Diana, who is the embodiment of geniality and multitasking, offered some insight into the restaurant's unique mood. By combining great service, authentic Middle Eastern touches and amazing food, Tabülê has managed to create an upscale and vibrant Middle Eastern atmosphere.
Adding to this feeling is the expectant air surrounding each of the restaurant's diners as they wait eagerly to divulge the secret satisfactions of their meals. We begin by indulging in a series of appetizers: Humus ($5.50),Tabülê ($5.95), Hallüm Salad ($8.95) and Fried Eggplant ($6.50). The standouts at the table were the hallüm and eggplant. The seared hallüm, a cheese that has recently become increasingly popular, carried a dense saltiness that matched well when paired with the sweetness of the arugula salad. The fried eggplant was a revelation. The sensual softness of the eggplant was almost obscene and it carried a simple depth from the light touch of a lemon and garlic dressing. It immediately brought to mind how unlike another popular eggplant dish I've often had in Toronto restos-baked miso eggplant, whose bland underbelly is often suffocated by a layer of a cloyingly sweet miso mixture.
We continued with a shared platter of kebabs-chicken ($13.95), beef, and lamb ($16.95). For an extra $2.50, we substituted house rice with brown rice and Müjaddara (brown rice and lentils) and both were studded with chunks of roasted vegetables. We sat in anticipation for the red meats in particular, because everyone knows how easy they are to overcook. The beef and lamb were done to a perfect medium-rare, which, when paired with glasses of the Wyndham Estates Shiraz ($36), allowed us to firmly settle into the headiness of the meal.
Our senses were tempered further with desserts and coffee that drew the night to a sweet close: the house specialty, Knaffe Ashta ($5.95), which is a warm angelhair phyllo, wrapped around orange blossom-infused custard, intrigued the palate, drawing multiple bites from the curious.
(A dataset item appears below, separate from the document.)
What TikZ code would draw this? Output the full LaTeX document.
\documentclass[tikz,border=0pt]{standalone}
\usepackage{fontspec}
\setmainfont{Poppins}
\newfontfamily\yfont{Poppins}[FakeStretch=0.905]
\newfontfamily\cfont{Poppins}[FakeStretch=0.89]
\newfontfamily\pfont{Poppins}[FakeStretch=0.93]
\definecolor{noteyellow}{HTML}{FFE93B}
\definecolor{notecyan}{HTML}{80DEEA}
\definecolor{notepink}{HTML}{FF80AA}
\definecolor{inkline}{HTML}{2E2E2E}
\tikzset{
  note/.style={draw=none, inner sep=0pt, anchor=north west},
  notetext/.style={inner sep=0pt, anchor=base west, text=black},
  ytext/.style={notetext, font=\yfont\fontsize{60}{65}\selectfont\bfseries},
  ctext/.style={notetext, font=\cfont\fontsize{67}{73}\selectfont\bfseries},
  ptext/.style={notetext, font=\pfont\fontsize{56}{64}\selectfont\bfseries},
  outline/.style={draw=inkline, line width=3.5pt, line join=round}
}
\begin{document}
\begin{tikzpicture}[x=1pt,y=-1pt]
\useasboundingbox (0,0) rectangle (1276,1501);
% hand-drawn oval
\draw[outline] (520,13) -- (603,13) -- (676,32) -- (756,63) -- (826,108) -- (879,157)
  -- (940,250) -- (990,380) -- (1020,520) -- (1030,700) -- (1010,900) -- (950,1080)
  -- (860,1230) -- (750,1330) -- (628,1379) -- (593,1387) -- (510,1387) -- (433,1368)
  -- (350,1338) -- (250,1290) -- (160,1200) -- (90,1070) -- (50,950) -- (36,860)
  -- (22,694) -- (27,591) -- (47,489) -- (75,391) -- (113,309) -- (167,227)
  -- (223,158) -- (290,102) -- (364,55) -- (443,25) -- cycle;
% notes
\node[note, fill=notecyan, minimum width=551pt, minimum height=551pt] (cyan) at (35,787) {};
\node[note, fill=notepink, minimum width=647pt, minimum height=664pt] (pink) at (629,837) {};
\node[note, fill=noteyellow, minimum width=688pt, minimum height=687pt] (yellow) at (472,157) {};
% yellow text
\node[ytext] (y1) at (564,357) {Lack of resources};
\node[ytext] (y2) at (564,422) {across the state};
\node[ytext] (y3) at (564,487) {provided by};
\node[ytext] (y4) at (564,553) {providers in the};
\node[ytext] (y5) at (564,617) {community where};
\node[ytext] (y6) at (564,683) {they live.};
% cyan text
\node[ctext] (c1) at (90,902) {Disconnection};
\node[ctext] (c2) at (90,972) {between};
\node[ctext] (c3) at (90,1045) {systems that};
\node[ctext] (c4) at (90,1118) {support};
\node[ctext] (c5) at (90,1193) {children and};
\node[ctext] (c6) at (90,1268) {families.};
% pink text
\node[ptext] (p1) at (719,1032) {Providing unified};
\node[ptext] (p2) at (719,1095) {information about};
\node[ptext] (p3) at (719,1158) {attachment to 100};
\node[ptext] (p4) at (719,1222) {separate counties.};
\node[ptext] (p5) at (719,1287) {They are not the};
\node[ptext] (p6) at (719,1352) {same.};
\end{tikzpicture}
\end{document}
The intricate layers of the bite-sized Baklava ($5.25) was a delicious experience that rivaled any bakery on the Danforth. We paid the bill and said goodnight to our server, who was still thrumming with helpful energy; our dinner was finished, but the unspoken promise for future visits infused into our breath as we entered the cool night air.
Now that Tabülê has reopened after the renovations, Diana and Rony can articulate the elegant allure of casual/upscale Middle Eastern cuisine in Toronto. The customers, who have been eagerly awaiting the reopening, can now put their anticipation to rest. Not only can they look forward to long, delicious nights in the updated space, but they can also anticipate playing host to their private events like weddings and showers in the restaurant. The owners also hope to incorporate live entertainment like belly-dancing and build toward the ultimate dream, expansion into different locations. Tabule's revival is complete, and is here to stay.